A ce titre, il convient également de vérifier les modalités de représentation par avocat devant le tribunal de commerce.
Toutefois, cette autorisation judiciaire est inutile dans trois hypothèses : tout d’abord lorsque le créancier est déjà titulaire d’un titre exécutoire (décision de justice exécutoire comme un jugement ou un arrêt, acte notarié, protêt, etc…), ensuite lorsqu’il détient une décision de justice qui n’a pas encore autorité de chose jugée mais qui a déjà force exécutoire et enfin lorsqu’il invoque le défaut de paiement d’une lettre de change acceptée, d’un billet à ordre, d’un chèque ou d’un loyer resté impayé.
Dans ces cas, il est possible d’avoir recours directement à un huissier de justice qui met en œuvre des mesures d’exécution.
Les conditions de mise en œuvre des mesures conservatoires permettant d’obtenir le paiement de ses créances non payées
La créance litigieuse doit satisfaire trois critères. En premier lieu, la créance doit porter sur une somme d’argent.
La créance doit ensuite être fondée en son principe. Selon une jurisprudence bien établie, le créancier doit simplement prouver que sa créance est en apparence valable et non pas qu’elle est certaine, liquide et exigible.
Enfin, la créance alléguée doit être menacée dans son recouvrement. C’est peut-être là l’obstacle principal à la mise en œuvre d’une mesure conservatoire.
En effet, selon la Cour de cassation, le simple refus du débiteur de payer est insuffisant. Le créancier qui invoque la mesure doit prouver que le recouvrement de sa créance est véritablement en péril, notamment du fait du risque d’insolvabilité du débiteur.
La grande fragilisation des entreprises du fait de la crise sanitaire devrait cependant faciliter la démonstration de cette condition.
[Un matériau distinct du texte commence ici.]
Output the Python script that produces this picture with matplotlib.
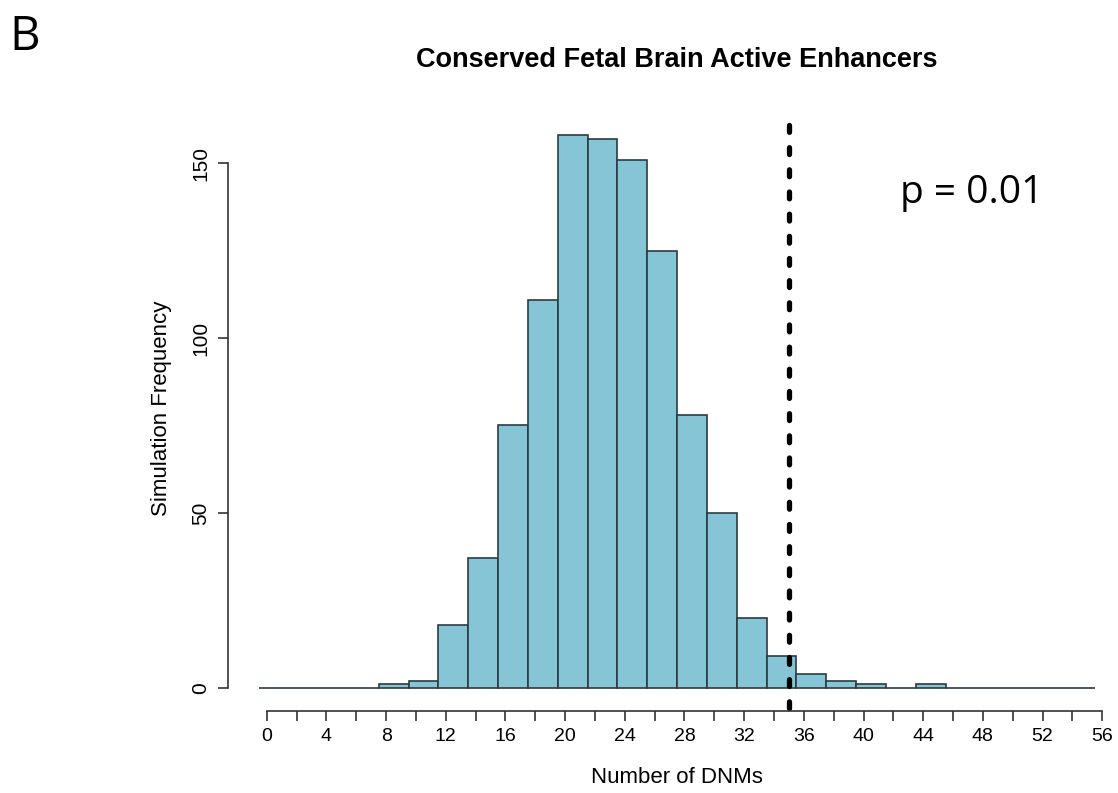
import numpy as np
import matplotlib.pyplot as plt

# histogram of simulated DNM counts, bins of width 2 from 0 to 56
bin_lefts = np.arange(0, 56, 2)
counts = [0, 0, 0, 0, 1, 2, 18, 37, 75, 111, 158, 157, 151, 125,
          78, 50, 20, 9, 4, 2, 1, 0, 1, 0, 0, 0, 0, 0]
observed = 35
p_text = 'p = 0.01'
x_ticks = np.arange(0, 57, 2)
y_ticks = [0, 50, 100, 150]

# bars are drawn half a unit left of the axis (as in the original figure)
bar_shift = -0.5

plt.rcParams['font.family'] = ['Liberation Sans', 'DejaVu Sans']

fig = plt.figure(figsize=(11.18, 7.93), dpi=100)
ax = fig.add_axes([0.1986, 0.0883, 0.8006, 0.7944])
ax.set_xlim(-3, 57)
ax.set_ylim(-10, 170)

ax.bar(bin_lefts + bar_shift, counts, width=2, align='edge',
       color='#86c5d5', edgecolor='#2b3b42', linewidth=1.2)

# dotted line at the observed count, drawn top-down so it starts with a dot
ax.plot([observed, observed], [161, -6.6], color='black', linewidth=3.8,
        linestyle=(0, (1.3, 2.9)), dash_capstyle='round', clip_on=False)

for s in ['top', 'right']:
    ax.spines[s].set_visible(False)
ax.spines['left'].set_position(('data', -2.6))
ax.spines['left'].set_bounds(0, 150)
ax.spines['bottom'].set_position(('data', -6.6))
ax.spines['bottom'].set_bounds(0, 56)
for s in ['left', 'bottom']:
    ax.spines[s].set_linewidth(1.2)
    ax.spines[s].set_color('#333333')

ax.set_yticks(y_ticks)
ax.set_yticklabels([str(v) for v in y_ticks], rotation=90, va='center')
ax.set_xticks(x_ticks)
ax.set_xticklabels([str(v) if v % 4 == 0 else '' for v in x_ticks])
ax.tick_params(axis='both', length=7, width=1.2, color='#333333', pad=5)
ax.tick_params(axis='x', labelsize=14)
ax.tick_params(axis='y', labelsize=15, pad=6)

ax.set_xlabel('Number of DNMs', fontsize=16, labelpad=16)
ax.xaxis.label.set_x(0.508)
ax.set_ylabel('Simulation Frequency', fontsize=16, labelpad=14)

fig.text(0.605, 0.924, 'Conserved Fetal Brain Active Enhancers',
         fontsize=19.5, fontweight='bold', ha='center', va='center')
fig.text(0.008, 0.953, 'B', fontsize=34, family=['Open Sans', 'DejaVu Sans'],
         ha='left', va='center')
fig.text(0.869, 0.757, p_text, fontsize=28,
         family=['Open Sans', 'DejaVu Sans'], ha='center', va='center')

fig.savefig('out.png', dpi=100)
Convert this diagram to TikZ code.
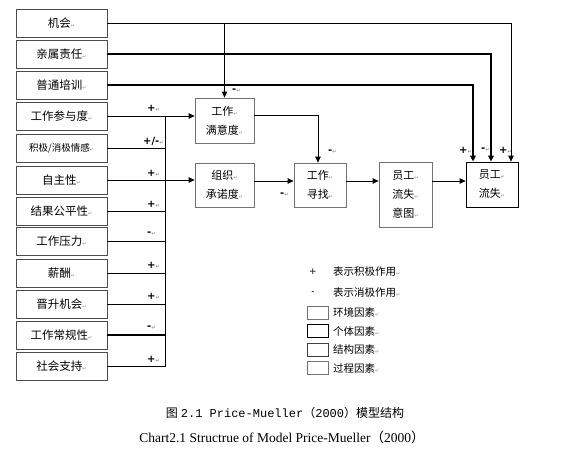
\documentclass[tikz,border=0pt]{standalone}
\usepackage{fontspec}
\usetikzlibrary{arrows.meta}
\setmainfont{Liberation Serif}
\newfontfamily\cjk{Noto Sans CJK SC}
\newfontfamily\monof{Liberation Mono}
\newfontfamily\symf{DejaVu Sans}
\newcommand\ret{{\symf\fontsize{5}{5}\selectfont\color{black!45}↵}}
\tikzset{
  lbox/.style={draw=black!70, line width=0.8pt, minimum width=91pt, minimum height=28pt, inner sep=0pt, font=\cjk\fontsize{11.5}{13}\selectfont},
  mbox/.style={draw=black!55, line width=0.8pt, inner sep=0pt, align=center, font=\cjk\fontsize{11}{19}\selectfont},
  conn/.style={line width=0.8pt},
  heavy/.style={line width=1.5pt},
  arr/.style={-{Triangle[length=6pt,width=5.5pt]}},
  sign/.style={font=\symf\bfseries\fontsize{10}{10}\selectfont, inner sep=0pt, anchor=west},
  legbox/.style={draw=black!55, line width=0.8pt, minimum width=21pt, minimum height=13pt, inner sep=0pt},
  legtext/.style={font=\cjk\fontsize{10.5}{12}\selectfont, inner sep=0pt, anchor=west}
}
\begin{document}
\begin{tikzpicture}[x=1pt,y=-1pt]
\useasboundingbox (0,0) rectangle (568,448);
% left boxes
\node[lbox] (jihui)  at (61.5,23.5) {机会\ret};
\node[lbox] (qinshu) at (61.5,54)   {亲属责任\ret};
\node[lbox] (peixun) at (61.5,85)   {普通培训\ret};
\node[lbox] (canyu)  at (61.5,116)  {工作参与度\ret};
\node[lbox, font=\cjk\fontsize{9.5}{12}\selectfont] (qinggan) at (61.5,148) {积极/消极情感\ret};
\node[lbox] (zizhu)  at (61.5,180)  {自主性\ret};
\node[lbox] (gongping) at (61.5,211) {结果公平性\ret};
\node[lbox] (yali)   at (61.5,241.5) {工作压力\ret};
\node[lbox] (xinchou) at (61.5,273) {薪酬\ret};
\node[lbox] (jinsheng) at (61.5,304) {晋升机会\ret};
\node[lbox] (changgui) at (61.5,335) {工作常规性\ret};
\node[lbox] (shehui) at (61.5,366.5) {社会支持\ret};
% middle boxes
\node[mbox, minimum width=59pt, minimum height=45pt] (manyi) at (224.5,120.5) {工作\ret\\满意度\ret};
\node[mbox, minimum width=59pt, minimum height=44pt] (zuzhi) at (224.5,185) {组织\ret\\承诺度\ret};
\node[mbox, minimum width=52pt, minimum height=44pt] (xunzhao) at (320,185) {工作\ret\\寻找\ret};
\node[mbox, minimum width=53pt, minimum height=65pt] (yitu) at (405.5,194.5) {员工\ret\\流失\ret\\意图\ret};
\node[mbox, draw=black, minimum width=52pt, minimum height=45pt] (liushi) at (492,184.5) {员工\ret\\流失\ret};
% bus
\coordinate (bus) at (165,0);
\draw[conn] (canyu.east -| bus) -- (shehui.east -| bus);
\draw[conn,arr] (canyu.east) -- (canyu.east -| manyi.west);
\draw[conn,arr] (zizhu.east) -- (zizhu.east -| zuzhi.west);
\foreach \n in {qinggan,gongping,yali,xinchou,jinsheng,shehui}
  \draw[conn] (\n.east) -- (\n.east -| bus);
\draw[heavy] (changgui.east) -- (changgui.east -| bus);
% top lines
\draw[conn,arr] (jihui.east) -| ([xshift=19pt]liushi.north);
\draw[heavy,arr] (qinshu.east) -| ([xshift=-1pt]liushi.north);
\draw[heavy,arr] (peixun.east) -| ([xshift=-19pt]liushi.north);
\draw[conn,arr] (jihui.east -| manyi.north) -- (manyi.north);
% middle connections
\draw[conn,arr] ([yshift=5.5pt]manyi.east) -| ([xshift=-2pt]xunzhao.north);
\draw[conn,arr] ([yshift=4pt]zuzhi.east) -- ([yshift=4pt]zuzhi.east -| xunzhao.west);
\draw[conn,arr] ([yshift=4pt]xunzhao.east) -- ([yshift=4pt]xunzhao.east -| yitu.west);
\draw[conn,arr] ([yshift=3.5pt]liushi.west -| yitu.east) -- ([yshift=3.5pt]liushi.west);
% signs
\node[sign] (s1) at (147,108) {+\ret};
\node[sign] (s2) at (143,141) {+/-\ret};
\node[sign] (s3) at (147,173) {+\ret};
\node[sign] (s4) at (147,204) {+\ret};
\node[sign] (s5) at (147,234) {-\ret};
\node[sign] (s6) at (147,265) {+\ret};
\node[sign] (s7) at (147,296) {+\ret};
\node[sign] (s8) at (147,328) {-\ret};
\node[sign] (s9) at (147,359) {+\ret};
\node[sign] (s10) at (232,91) {-\ret};
\node[sign] (s11) at (328,152) {-\ret};
\node[sign] (s12) at (280,195) {-\ret};
\node[sign] (s13) at (459,150) {+\ret};
\node[sign] (s14) at (481,150) {-\ret};
\node[sign] (s15) at (499,150) {+\ret};
% legend
\node[font=\symf\fontsize{9}{9}\selectfont, inner sep=0pt] (lp) at (313,272) {+};
\node[legtext] (lpt) at (333,272) {表示积极作用\ret};
\node[font=\symf\fontsize{9}{9}\selectfont, inner sep=0pt] (lm) at (313,293) {-};
\node[legtext] (lmt) at (333,293) {表示消极作用\ret};
\node[legbox] (b1) at (317.5,312.5) {};
\node[legtext] (t1) at (333,312.5) {环境因素\ret};
\node[legbox, draw=black] (b2) at (317.5,331) {};
\node[legtext] (t2) at (333,331) {个体因素\ret};
\node[legbox, draw=black!75] (b3) at (317.5,349.5) {};
\node[legtext] (t3) at (333,349.5) {结构因素\ret};
\node[legbox] (b4) at (317.5,368) {};
\node[legtext] (t4) at (333,368) {过程因素\ret};
% captions
\node[inner sep=0pt, font=\fontsize{12}{14}\selectfont] (cap1) at (285,413) {{\cjk 图} {\monof 2.1 Price-Mueller}{\cjk （}{\monof 2000}{\cjk ）模型结构}};
\node[inner sep=0pt, font=\fontsize{13.5}{15}\selectfont] (cap2) at (282,437) {Chart2.1 Structrue of Model Price-Mueller{\cjk （}2000{\cjk ）}};
\end{tikzpicture}
\end{document}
Les entreprises ayant accumulé les retards de paiement ces derniers mois, les risques d’insolvabilité sont effectivement accrus.
Attention, une telle mesure ne peut pas être mise en œuvre à l’égard d’un débiteur placé en procédure collective, celui-ci bénéficiant de la règle de suspension des poursuites.
Le créancier pourra cependant, dans ce cas, envisager de solliciter une mesure conservatoire à l’encontre des cautions, coobligés ou garants personnes physiques de son débiteur en difficulté.
Les mesures conservatoires, et plus particulièrement la saisie conservatoire des comptes bancaires, apparaissent alors comme des outils efficaces à la disposition des créanciers qui se préparent, en cette période de sortie de crise sanitaire, à entrer dans une course au recouvrement des factures impayées.